Im Buch signalisieren Kapitelüberschriften wie "Villains and Vermin of Dubious Nature": Hier ist der kleine Ausgestoßene in uns zu Hause. Ein Varieté beladener Gestalten, Insektoiden und Menschen wie du und ich - nur anders! Man kann gar nicht soviel Platz in die Regale bringen, wie man diesen Gefährten des Trübsinns Asyl schaffen möchte.

(Elizabeth McGrath. Everything That Creeps. Last Gasp, 2005.)


 


Samstag, 11. Februar 2006


Nachtschattengewächse

Sometimes I wonder
What goes on in your mind,
Always silent and kind
Unlike the others
Fuck the mothers kill the others
Fuck the others kill the mothers
I'll put it out of my mind because
I'm out of my mind with you
In heaven and hell with you

(Siouxsie and the Banshees, "Nightshift")


Berlin besuche ich nicht, ohne einen Koffer voll Erinnerung dort zu lassen (oder das letzte Hemd). Am Dienstag gab es die erste Vernissage in den neuen Räumen der Strychnin Galerie. Yasha Young hatte geladen und präsentierte eine illustre Auswahl von Künstlern des Bittersüßen: Elizabeth McGrath, Großmeisterin der bizarren Puppenstube, Misery, subversive Botschafterin der bittermandeligen Melancholie der Ausgestoßenen, Mateo, kalifornischer Trickster der Low-brow Art, Laura Satana, Pop-art Voodoo-Tattooistin, und andere zeigen Variationen des Morbiden, Entrückten, Skurrilen und Grotesken, daß man denkt, man sei im Wohnzimmer von Tim Burton gelandet.



Die erweiterten Galerieräume in der Boxhagener Str. bieten endlich großzügigen Platz für böse, kleine Kunst. Grause Gemälde und grimme Skulpturen, wohl dem, der sich diese Nacht noch schützend flüchten kann. Absinthverstürzte Gedankenwelten, grimassenschneidende Enfants terribles, schrecklich schröcklich und immer am Herzen reibend, wie eine kalte Hand voll Sandpapier.

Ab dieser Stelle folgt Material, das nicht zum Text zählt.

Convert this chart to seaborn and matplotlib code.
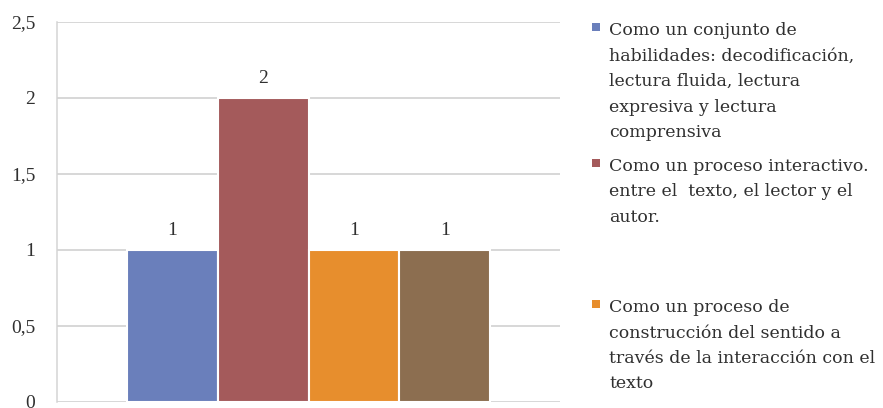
import matplotlib
matplotlib.use("Agg")
import matplotlib.pyplot as plt
import pandas as pd
import seaborn as sns
from matplotlib.patches import Rectangle

# Number of answers for each way of understanding reading
values = [1, 2, 1, 1]
series_ids = ["s1", "s2", "s3", "s4"]
colors = ["#6a7fbb", "#a45a5b", "#e78e2d", "#8c6e50"]

tick_values = [0, 0.5, 1, 1.5, 2, 2.5]
tick_labels = ["0", "0,5", "1", "1,5", "2", "2,5"]

legend_lines = [
    ["Como un conjunto de", "habilidades: decodificación,", "lectura fluida, lectura",
     "expresiva y lectura", "comprensiva"],
    ["Como un proceso interactivo.", "entre el  texto, el lector y el", "autor."],
    ["Como un proceso de", "construcción del sentido a",
     "través de la interacción con el", "texto"],
]

sns.set_theme(style="white")
plt.rcParams["font.family"] = ["Liberation Serif", "DejaVu Serif"]

TEXT = "#303030"
GRID = "#d4d4d4"
W, H = 883, 408

df = pd.DataFrame({"grupo": [""] * len(values), "serie": series_ids, "valor": values})

fig = plt.figure(figsize=(W / 100, H / 100), dpi=100)
ax = fig.add_axes([57 / W, (H - 401.7) / H, 503 / W, 380 / H])

sns.barplot(data=df, x="grupo", y="valor", hue="serie", palette=colors,
            width=0.722, gap=0, saturation=1, edgecolor="white", linewidth=1.5,
            legend=False, ax=ax)

ax.set_xlim(-0.5, 0.5)
ax.set_ylim(0, 2.5)
ax.set_yticks(tick_values)
ax.set_yticklabels(tick_labels, fontsize=14, color=TEXT)
ax.set_xticks([])
ax.set_xlabel("")
ax.set_ylabel("")
ax.yaxis.grid(True, color=GRID, linewidth=1.3)
ax.set_axisbelow(True)
ax.tick_params(axis="y", length=6.5, width=1.1, color=GRID, pad=9)
for side in ["top", "right", "bottom"]:
    ax.spines[side].set_visible(False)
ax.spines["left"].set_color(GRID)
ax.spines["left"].set_linewidth(1.1)

for cont in ax.containers:
    ax.bar_label(cont, fmt="%g", padding=8, fontsize=14, color=TEXT)

# Legend on the right: colour square plus wrapped description
first_baselines = [35, 171, 312]
line_step = 25.5
for lines, base, col in zip(legend_lines, first_baselines, colors):
    fig.add_artist(Rectangle((592 / W, (H - base + 4) / H), 8 / W, 8 / H,
                             transform=fig.transFigure, facecolor=col,
                             edgecolor="none"))
    for i, line in enumerate(lines):
        fig.text(609 / W, (H - base - i * line_step) / H, line, fontsize=12.5,
                 family="DejaVu Serif", color=TEXT, ha="left", va="baseline")

fig.savefig("out.png", dpi=100, facecolor="white")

Puppen, nachtmahrige Augensterne und Bilder mit der sanften Melancholie eines vergessenen bunten Balls auf einem verregneten Kinderspielplatz. Man sollte nicht allein dorthin gehen, besser Hand in Hand. Und mit der anderen Hand: Steckt Geld ein. Denn Kunst kann man auch kaufen!

("Nachtschattengewächs", noch bis zum 10. März in der Strychnin Galerie, Berlin.)


 


Freitag, 10. Februar 2006


Der gefundene Satz, 27

Jedesmal machte es ihm weniger Kummer, diese Küsse verloren zu haben und diese endlosen Stunden und diese Düfte, die ihm einst Entzücken gewesen. Daß er weniger litt, machte ihn leiden, und dann verschwand selbst dieses Leiden. Und dann waren alle Leiden fort, die Freuden mußte er nicht vertreiben, denn sie waren lange schon, ohne ihr Haupt zu wenden, auf geflügelten Sohlen entflohen, blühende Zweige in der Hand; sie waren von dieser Behausung gegangen, die nicht mehr jung genug war für sie. Und dann starb er wie alle Menschen.